The County Court properly denied those branches of the defendant's omnibus motion which were to suppress physical evidence and his statements to law enforcement officials. "A police officer may approach a parked car for an objective, credible reason, not necessarily indicative of criminality" (People v Contreras, 194 A.D.3d 835, 836; see People v Ocasio, 85 N.Y.2d 982, 984; People v Eugenio, 185 A.D.3d 1050, 1051). Here, based on the information received and their own observations upon arrival, the officers dispatched to the scene had an objective, credible reason to approach the vehicle in which the defendant was seated (see People v Contreras, 194 A.D.3d at 836; People v Eugenio, 185 A.D.3d at 1051; cf. People v King, 199 A.D.3d 1454, 1454). In addition, as the law existed in 2018, the odor of marijuana emanating from the vehicle, when detected by an officer qualified by training and experience to recognize it, as here, was alone sufficient to constitute probable cause to search the vehicle and its occupants (see People v Henderson, 197 A.D.3d at 664; People v McLaren, 131 A.D.3d 548, 549; cf. Penal Law § 222.05[3]). Moreover, the smell of marijuana, in conjunction with the driver's statement in response to the officer's investigatory question, justified the police conduct in directing the defendant to exit the vehicle (see People v Green, 188 A.D.3d 1633, 1633-1634; cf. People v Contreras, 194 A.D.3d at 837). Contrary to the defendant's contention, the officers' hearing testimony was not incredible as a matter of law, and, in exercising our own factual review power, we find that there is no basis to disturb the court's credibility determinations (see People v Henderson, 197 A.D.3d at 664-665; cf. People v Harris, 192 A.D.3d 151, 159).
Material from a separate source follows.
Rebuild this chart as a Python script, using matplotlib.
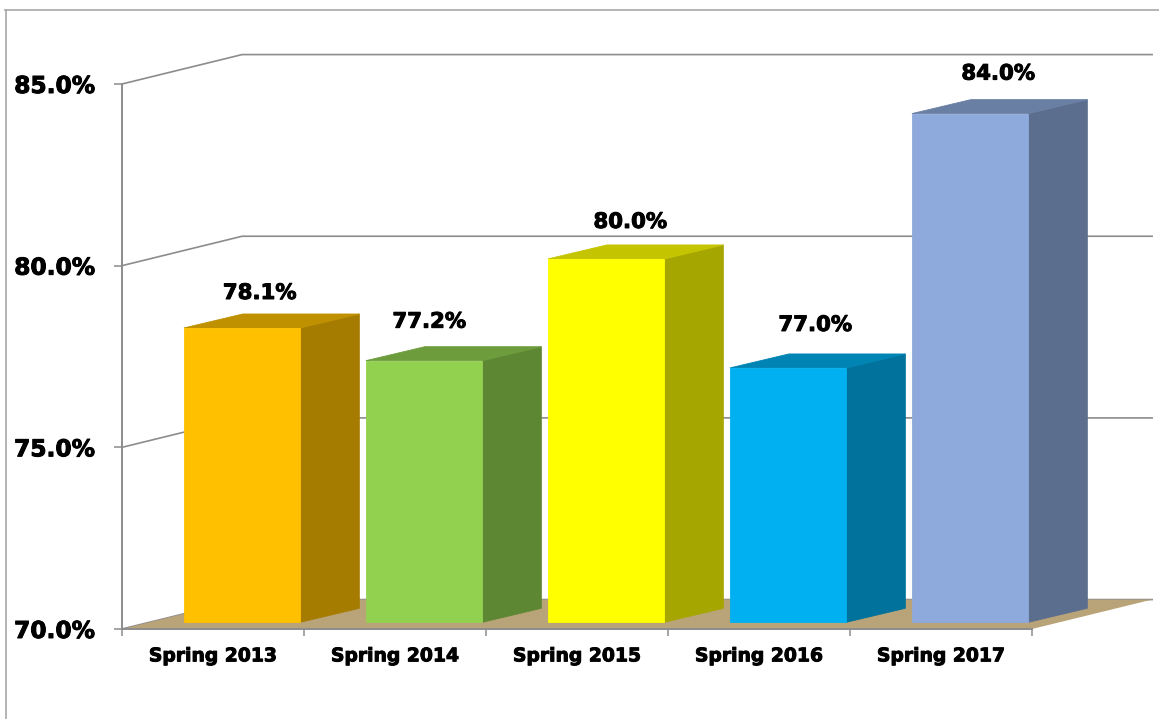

Further, the hearing evidence established that the defendant's statements relating to the ownership and source of the cell phones recovered from the vehicle were made in response to questions that were investigatory, and not accusatory, in nature (see People v Gough, 203 A.D.3d 747, 749; People v Henderson, 197 A.D.3d at 665).
The defendant's remaining contentions, raised in his pro se supplemental brief, are unpreserved for appellate review (see CPL 470.05[2]) and, in any event, without merit.
DILLON, J.P., ROMAN, MALTESE and GENOVESI, JJ., concur.